ST. CLOUD, Fla. - Larisa Roderick admits she is an avid historian, but her passion for the past has made a difference in the present.
After years of exhaustive research, Roderick applied for and obtained 61 military headstones for veterans buried in Mt. Peace Cemetery in St. Cloud.
"Some of them have been waiting 100 years or more, forgotten in unmarked graves," Roderick said. "Now that they have headstones, they can be recognized for their service."
Sitting under a canopy of oaks, Roderick pointed out the differences in headstone style and recited the stories of the lives they represent.
"I'm the one who digs them up, so to speak," said Roderick, pausing for a moment to acknowledge the awkward turn of phrase. "I find the documentation that identifies them as veterans."
That documentation was necessary as part of the strict application process with the VA.
Roderick, a self-described "research nerd," started looking into Mt. Peace Cemetery history 10 years ago as a favor to a city employee who was looking for more information on Civil War veterans buried there.
"What I saw was chaos. The list was incomplete. It had errors, and I can tolerate my life being upside down in many ways, but I want my spreadsheets neat and tidy," Roderick said with a smile.
The largest group of veterans here may come as a surprise. Four-hundred and twenty-seven Union veterans of the Civil War are buried on the grounds.
Mt. Peace Cemetery was established in 1910 ,shortly after St. Cloud was advertised as a destination for aging Union veterans.
"We're in what was a Union veterans' colony in the middle of a Confederate state," Roderick said.
Her research indicates Mt. Peace is one of the largest non-battlefield Union cemeteries south of the Mason-Dixon Line.
Roderick has also identified and applied for headstones for veterans from the Spanish-American War, World War I and World War II who are buried at Mt. Peace.
"St. Cloud has the nickname of Soldier City, and it is.
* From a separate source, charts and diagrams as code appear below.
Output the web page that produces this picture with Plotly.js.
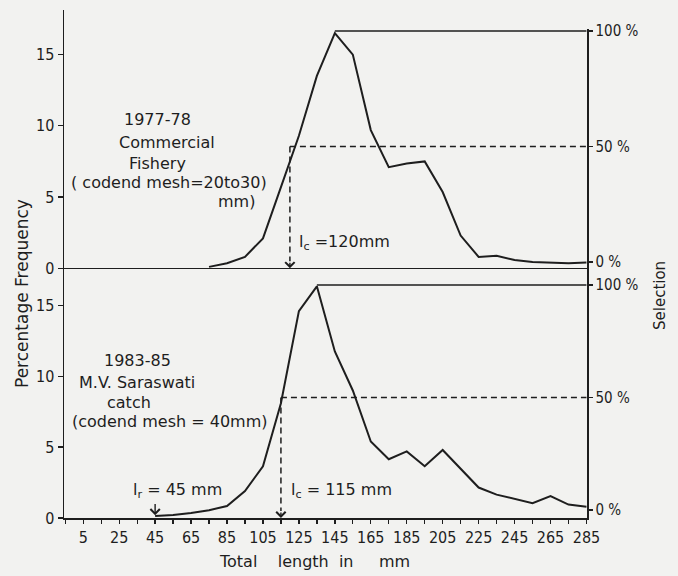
<!DOCTYPE html>
<html>
<head>
<meta charset="utf-8">
<script src="https://cdn.plot.ly/plotly-3.0.1.min.js"></script>
<style>
  html, body { margin: 0; padding: 0; background: #f2f2f0; }
  #chart { width: 678px; height: 576px; }
</style>
</head>
<body>
<div id="chart"></div>
<script>
// ---------------- data ----------------
const lengthsTop = [75, 85, 95, 105, 115, 125, 135, 145, 155, 165, 175, 185, 195, 205, 215, 225, 235, 245, 255, 265, 275, 285];
const freqTop    = [0.1, 0.35, 0.8, 2.1, 5.7, 9.3, 13.5, 16.5, 15.0, 9.7, 7.1, 7.35, 7.5, 5.35, 2.3, 0.8, 0.88, 0.58, 0.45, 0.38, 0.35, 0.4];

const lengthsBottom = [45, 55, 65, 75, 85, 95, 105, 115, 125, 135, 145, 155, 165, 175, 185, 195, 205, 215, 225, 235, 245, 255, 265, 275, 285];
const freqBottom    = [0.15, 0.22, 0.35, 0.55, 0.85, 1.9, 3.65, 8.1, 14.6, 16.35, 11.75, 9.0, 5.4, 4.15, 4.7, 3.65, 4.8, 3.5, 2.15, 1.65, 1.35, 1.05, 1.55, 0.95, 0.8];

const lcTop = 120;      // mm
const lcBottom = 115;   // mm
const lrBottom = 45;    // mm

const selectionLevels = [0, 50, 100];
const selectionLabels = ["0 %", "50 %", "100 %"];
const freqTickVals = [0, 5, 10, 15];
const xTickVals = [5, 25, 45, 65, 85, 105, 125, 145, 165, 185, 205, 225, 245, 265, 285];
const xTickLabels = ["5", "25", "45", "65", "85", "105", "125", "145", "165", "185", "205", "225", "245", "265", "285"];

// ---------------- layout geometry ----------------
const W = 678, H = 576;
const M = { l: 64, r: 91, t: 10, b: 58 };
const plotW = W - M.l - M.r, plotH = H - M.t - M.b;
const split = 0.4764;

const INK = '#1e1e1e';
const BG = '#f2f2f0';
const TICKFONT = { family: 'Liberation Sans Narrow, DejaVu Sans Condensed, Arial Narrow, sans-serif', size: 16, color: INK };
const RTICKFONT = { family: 'Liberation Sans Narrow, DejaVu Sans Condensed, Arial Narrow, sans-serif', size: 15, color: INK };
const TEXTFONT = { family: 'DejaVu Sans, sans-serif', size: 16, color: INK };

const ax = {
  y:  { domain: [0, split], range: [0, 17.08] },
  y2: { domain: [split, 1], range: [-0.54, 18.13] },
  y3: { domain: [0, split], range: [-3.56, 104] },
  y4: { domain: [split, 0.9626], range: [-6.06, 100.87] }
};
function valToPx(v, a) {
  const f = a.domain[0] + (v - a.range[0]) / (a.range[1] - a.range[0]) * (a.domain[1] - a.domain[0]);
  return M.t + (1 - f) * plotH;
}
function pxToVal(px, a) {
  const f = 1 - (px - M.t) / plotH;
  return a.range[0] + (f - a.domain[0]) / (a.domain[1] - a.domain[0]) * (a.range[1] - a.range[0]);
}
const px2fx = px => (px - M.l) / plotW;
const px2fy = py => (H - M.b - py) / plotH;

const half = selectionLevels[1], full = selectionLevels[2];
const freqHalfTop = pxToVal(valToPx(half, ax.y4), ax.y2);
const freqHalfBottom = pxToVal(valToPx(half, ax.y3), ax.y);
const peakLenTop = lengthsTop[freqTop.indexOf(Math.max(...freqTop))];
const peakLenBottom = lengthsBottom[freqBottom.indexOf(Math.max(...freqBottom))];
const lastLen = lengthsBottom[lengthsBottom.length - 1];

const solid = { color: INK, width: 2 };
const thin = { color: INK, width: 1.6 };
const dashed = { color: INK, width: 1.5, dash: '6px,4px' };

const traces = [
  { x: lengthsTop, y: freqTop, xaxis: 'x', yaxis: 'y2', mode: 'lines', line: solid },
  { x: lengthsBottom, y: freqBottom, xaxis: 'x', yaxis: 'y', mode: 'lines', line: solid },
  { x: [peakLenTop, lastLen], y: [full, full], xaxis: 'x', yaxis: 'y4', mode: 'lines', line: thin },
  { x: [lcTop, lastLen], y: [half, half], xaxis: 'x', yaxis: 'y4', mode: 'lines', line: dashed },
  { x: [lcTop, lcTop], y: [freqHalfTop, 0.5], xaxis: 'x', yaxis: 'y2', mode: 'lines', line: dashed },
  { x: [peakLenBottom, lastLen], y: [full, full], xaxis: 'x', yaxis: 'y3', mode: 'lines', line: thin },
  { x: [lcBottom, lastLen], y: [half, half], xaxis: 'x', yaxis: 'y3', mode: 'lines', line: dashed },
  { x: [lcBottom, lcBottom], y: [freqHalfBottom, 0.5], xaxis: 'x', yaxis: 'y', mode: 'lines', line: dashed }
];

function txt(text, px, py, xanchor, size) {
  return { text: text, x: px2fx(px), y: px2fy(py), xref: 'paper', yref: 'paper',
           xanchor: xanchor || 'center', yanchor: 'middle', showarrow: false,
           font: Object.assign({}, TEXTFONT, size ? { size: size } : {}) };
}
function arrowDown(xv, yv, tail, yref) {
  return { x: xv, y: yv, ax: xv, ay: tail, xref: 'x', yref: yref, axref: 'x', ayref: yref,
           text: '', showarrow: true, arrowhead: 4, arrowsize: 1.3, arrowwidth: 1.4, arrowcolor: INK, standoff: 0 };
}

const annotations = [
  txt('1977-78', 157, 120),
  txt('Commercial', 167, 142),
  txt('Fishery', 157, 163),
  txt('( codend mesh=20to30)', 169, 183),
  txt('mm)', 236, 201),
  txt('l<sub>c</sub> =120mm', 297, 243, 'left'),
  txt('1983-85', 137, 360),
  txt('M.V. Saraswati', 137, 382),
  txt('catch', 129, 402),
  txt('(codend mesh = 40mm)', 169, 421),
  txt('l<sub>r</sub> = 45 mm', 131, 490, 'left'),
  txt('l<sub>c</sub> = 115 mm', 289, 490, 'left'),
  Object.assign(txt('Percentage Frequency', 22, 294, 'center', 17), { textangle: -90 }),
  Object.assign(txt('Selection', 660, 296, 'center', 15), { textangle: -90 }),
  txt('Total\u00a0\u00a0\u00a0\u00a0length\u00a0\u00a0in\u00a0\u00a0\u00a0\u00a0\u00a0mm', 314, 561, 'center', 16),
  arrowDown(lcTop, 0, 0.5, 'y2'),
  arrowDown(lcBottom, 0, 0.5, 'y'),
  arrowDown(lrBottom, 0.2, 1.1, 'y')
];

const yBase = { showgrid: false, zeroline: false, showline: true, linecolor: INK, linewidth: 1.5,
                ticks: 'outside', ticklen: 5, tickwidth: 1.3, tickcolor: INK, tickfont: TICKFONT, fixedrange: true };

const layout = {
  width: W, height: H, margin: M, showlegend: false,
  paper_bgcolor: BG, plot_bgcolor: 'rgba(0,0,0,0)',
  xaxis: { domain: [0, 1], range: [-5.7, 285.3], anchor: 'y', showgrid: false, zeroline: false,
           showline: true, linecolor: INK, linewidth: 1.5, ticks: 'outside', ticklen: 4, tickwidth: 1.3, tickcolor: INK,
           tickmode: 'array', tickvals: xTickVals, ticktext: xTickLabels, tickfont: TICKFONT,
           minor: { tick0: 15, dtick: 20, ticks: 'outside', ticklen: 4, tickwidth: 1.3, tickcolor: INK, showgrid: false } },
  yaxis: Object.assign({}, yBase, { domain: ax.y.domain, range: ax.y.range, anchor: 'x', tickvals: freqTickVals }),
  yaxis2: Object.assign({}, yBase, { domain: ax.y2.domain, range: ax.y2.range, anchor: 'x', tickvals: freqTickVals,
           zeroline: true, zerolinecolor: INK, zerolinewidth: 1.5 }),
  yaxis3: Object.assign({}, yBase, { overlaying: 'y', side: 'right', anchor: 'x', range: ax.y3.range,
           tickvals: selectionLevels, ticktext: selectionLabels, ticklen: 4, tickfont: RTICKFONT }),
  yaxis4: Object.assign({}, yBase, { domain: ax.y4.domain, side: 'right', anchor: 'x', range: ax.y4.range,
           tickvals: selectionLevels, ticktext: selectionLabels, ticklen: 4, tickfont: RTICKFONT }),
  annotations: annotations
};

Plotly.newPlot('chart', traces, layout, { staticPlot: true, displayModeBar: false });
</script>
</body>
</html>
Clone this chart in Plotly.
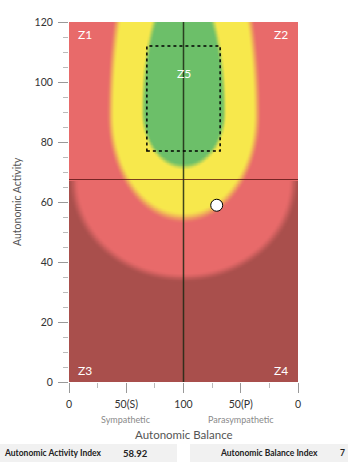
import numpy as np
import plotly.graph_objects as go

# ---- data ----
balance_ticks = [0, 50, 100, 150, 200]
balance_labels = ["0", "50(S)", "100", "50(P)", "0"]
activity_ticks = [0, 20, 40, 60, 80, 100, 120]

point_balance = [129]
point_activity = [58.92]
activity_index = "58.92"

center_balance = 100
activity_split = 67.5

z5_box = dict(x0=68, x1=132, y0=77, y1=112)

# zone shapes (center y, half width, upper half height, lower half height)
green_zone = dict(cy=90, a=35.5, b_up=44, b_low=18)
yellow_zone = dict(cy=89, a=64, b_up=75, b_low=34)
red_zone = dict(cy=67.5, a=96, b_up=32.5, b_low=32.5)

zone_labels = [("Z1", 6, 116), ("Z2", 193, 116), ("Z3", 6, 4), ("Z4", 193, 4), ("Z5", 100, 103)]

C_DARK = "#A94F4C"
C_RED = "#E86A6A"
C_YEL = "#F7E84C"
C_GRN = "#6CBF69"

# ---- background field ----
gx = np.arange(0, 200.01, 0.5)
gy = np.arange(0, 120.01, 0.5)
X, Y = np.meshgrid(gx, gy)


def rdist(z):
    b = np.where(Y >= z["cy"], z["b_up"], z["b_low"])
    return np.sqrt(((X - center_balance) / z["a"]) ** 2 + ((Y - z["cy"]) / b) ** 2)


def inside(r, w=0.06):
    t = np.clip((1 + w - r) / (2 * w), 0, 1)
    return t * t * (3 - 2 * t)


score = 1 + inside(rdist(yellow_zone)) + inside(rdist(green_zone), 0.07)
dark = (1 - inside(rdist(red_zone), 0.05)) * (Y < activity_split)
score = score - dark

fig = go.Figure()
fig.add_trace(go.Heatmap(
    x=gx, y=gy, z=score, zmin=0, zmax=3, zsmooth="best",
    colorscale=[[0, C_DARK], [1 / 3, C_RED], [2 / 3, C_YEL], [1, C_GRN]],
    showscale=False, hoverinfo="skip"))

fig.add_trace(go.Scatter(
    x=point_balance, y=point_activity, mode="markers",
    marker=dict(size=12, color="white", line=dict(color="black", width=1)),
    showlegend=False))

PW, PH = 229, 360


def px(v):
    return v / PW


def py(v):
    return v / PH


shapes = [
    dict(type="line", xref="x", yref="y", x0=center_balance, x1=center_balance, y0=0, y1=120,
         line=dict(color="rgba(30,40,20,0.85)", width=1.5)),
    dict(type="line", xref="x", yref="y", x0=0, x1=200, y0=activity_split, y1=activity_split,
         line=dict(color="rgba(90,20,20,0.8)", width=1.2)),
    dict(type="rect", xref="x", yref="y", **z5_box,
         line=dict(color="black", width=1.5, dash="dot")),
    dict(type="rect", xref="paper", yref="paper", x0=px(-69), x1=px(108),
         y0=py(-80), y1=py(-62), fillcolor="#f1f1f1", line=dict(width=0), layer="below"),
    dict(type="rect", xref="paper", yref="paper", x0=px(121), x1=px(290),
         y0=py(-80), y1=py(-62), fillcolor="#f1f1f1", line=dict(width=0), layer="below"),
]

ann = []
for t, x, y in zone_labels:
    xa = "left" if x < 50 else ("right" if x > 150 else "center")
    ann.append(dict(x=x, y=y, xref="x", yref="y", text=t, showarrow=False, xanchor=xa,
                    yanchor="middle", font=dict(color="white", size=12, family="Lato")))

ann += [
    dict(x=0.25, y=py(-37), xref="paper", yref="paper", text="Sympathetic", showarrow=False,
         xanchor="center", font=dict(size=9, color="#8a8a8a", family="Lato"), yanchor="middle"),
    dict(x=0.75, y=py(-37), xref="paper", yref="paper", text="Parasympathetic", showarrow=False,
         xanchor="center", font=dict(size=9, color="#8a8a8a", family="Lato"), yanchor="middle"),
    dict(x=0.5, y=py(-52), xref="paper", yref="paper", text="Autonomic Balance", showarrow=False,
         xanchor="center", font=dict(size=11.5, color="#555", family="Lato"), yanchor="middle"),
    dict(x=px(-52), y=0.5, xref="paper", yref="paper", text="Autonomic Activity", showarrow=False,
         textangle=-90, font=dict(size=10.5, color="#555", family="Lato"), xanchor="center"),
    dict(x=px(-67), y=py(-71), xref="paper", yref="paper", text="<b>Autonomic Activity Index</b>",
         showarrow=False, xanchor="left", yanchor="middle", font=dict(size=8.5, color="#222", family="Lato")),
    dict(x=px(66), y=py(-71), xref="paper", yref="paper", text="<b>" + activity_index + "</b>",
         showarrow=False, xanchor="center", yanchor="middle", font=dict(size=9.5, color="#222", family="Lato")),
    dict(x=px(200), y=py(-71), xref="paper", yref="paper", text="<b>Autonomic Balance Index</b>",
         showarrow=False, xanchor="center", yanchor="middle", font=dict(size=8.5, color="#222", family="Lato")),
    dict(x=px(278), y=py(-71), xref="paper", yref="paper", text="<b>7</b>",
         showarrow=False, xanchor="right", yanchor="middle", font=dict(size=8.5, color="#222", family="Lato")),
]

fig.update_layout(
    width=348, height=470, margin=dict(l=69, r=50, t=22, b=88),
    paper_bgcolor="white", plot_bgcolor="white",
    font=dict(family="Lato", size=10.5, color="#333"),
    shapes=shapes, annotations=ann, showlegend=False,
    xaxis=dict(range=[0, 200], tickvals=balance_ticks, ticktext=balance_labels,
               ticks="outside", ticklen=10, tickcolor="#999", showgrid=False, zeroline=False,
               showline=False, tickfont=dict(size=10.5, color="#333"), ticklabelstandoff=2,
               minor=dict(ticks="outside", ticklen=5, dtick=25, tickcolor="#bbb", showgrid=False)),
    yaxis=dict(range=[0, 120], tickvals=activity_ticks, ticks="outside", ticklen=10,
               tickcolor="#999", showgrid=False, zeroline=False, showline=False,
               tickfont=dict(size=10.5, color="#333"), ticklabelstandoff=3,
               minor=dict(ticks="outside", ticklen=5, dtick=5, tickcolor="#bbb", showgrid=False)),
)

fig.write_html("out.html")
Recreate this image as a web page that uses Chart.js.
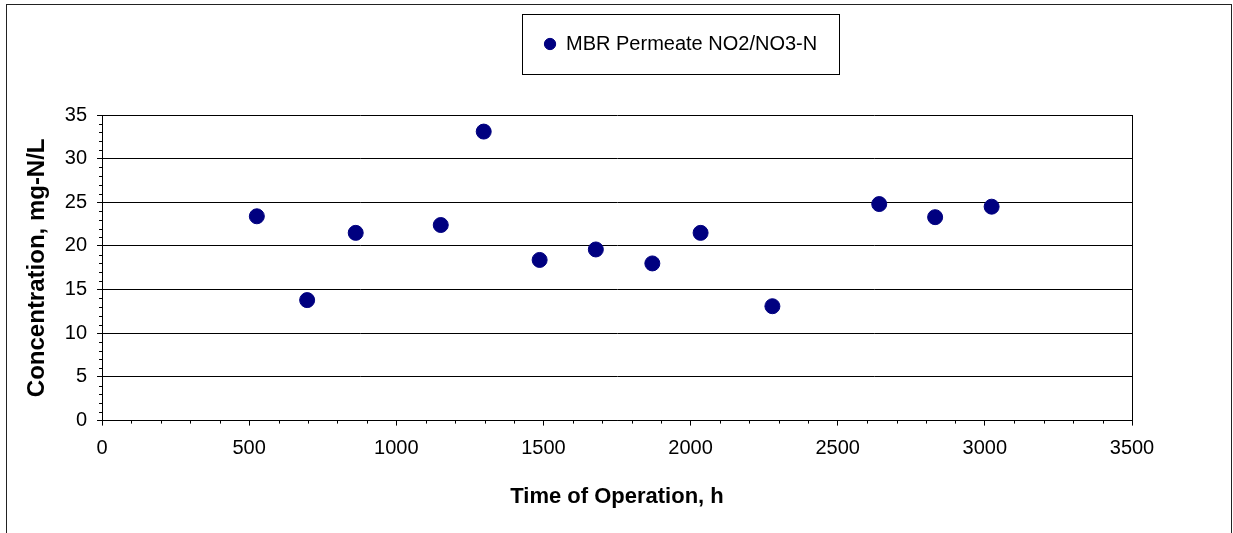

It lives up to its name," Roderick said. "I'm the daughter, sister, widow and mother of veterans. Not a veteran myself, but I certainly understand the value of service."
Roderick said the challenge of solving a riddle drives her nearly as much as giving the veterans their due recognition.
"There are some veterans here on whom I've spent literally years trying to get to the bottom of it," she said.
Roderick said her project is nearly done. She thinks she's identified all the unmarked locations. Her findings can be found online at the St. Cloud Heritage Museum website.
"If there's any value to the research I do, it's that they're not forgotten any longer once these stories are brought to light," Roderick said.